Low market volatility, making investors feel safer to take risks.
Fear of Missing Out (FOMO) among those who missed earlier rallies.
Economic optimism and expectations that the U.S. Federal Reserve will maintain a stable policy stance.
Market Impact and Consequences:
Positive Impact:
This surge in bullish activity shows high investor confidence and strengthens market liquidity. It also drives up valuations in key technology and innovation sectors, especially AI and semiconductors, which continue to lead U.S. market growth.
Negative or Risk Factors:
However, such over-enthusiasm can be risky. History shows that when markets become excessively optimistic, returns often start to diminish. Barclays analysts warn that once too many stocks show euphoric signs, future performance tends to decline.

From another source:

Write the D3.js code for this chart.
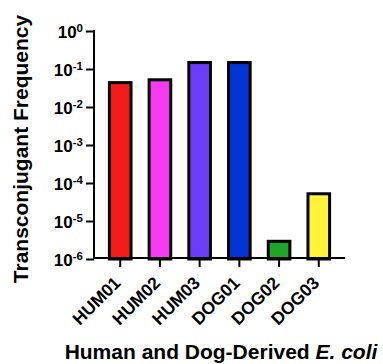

The current situation resembles “late-cycle exuberance,” similar to the final stages of the 1990s dot-com bubble. If the optimism becomes unsustainable, the market could face short-term corrections or volatility spikes.
Expert Views:
Market strategists like Greg Boutle (BNP Paribas) and Stefano Pascale (Barclays) say that this environment “feels like the late 1990s” — a period marked by excessive excitement before the market crash. Pascale warns that high euphoria readings often precede weaker returns.
However, experts also caution that predicting the exact end of such a rally is difficult — as bubbles can last longer than expected, and being too early to exit the market can also be costly. Therefore, investors are advised to adopt a balanced approach, maintaining some exposure to rising stocks while hedging against potential downturns.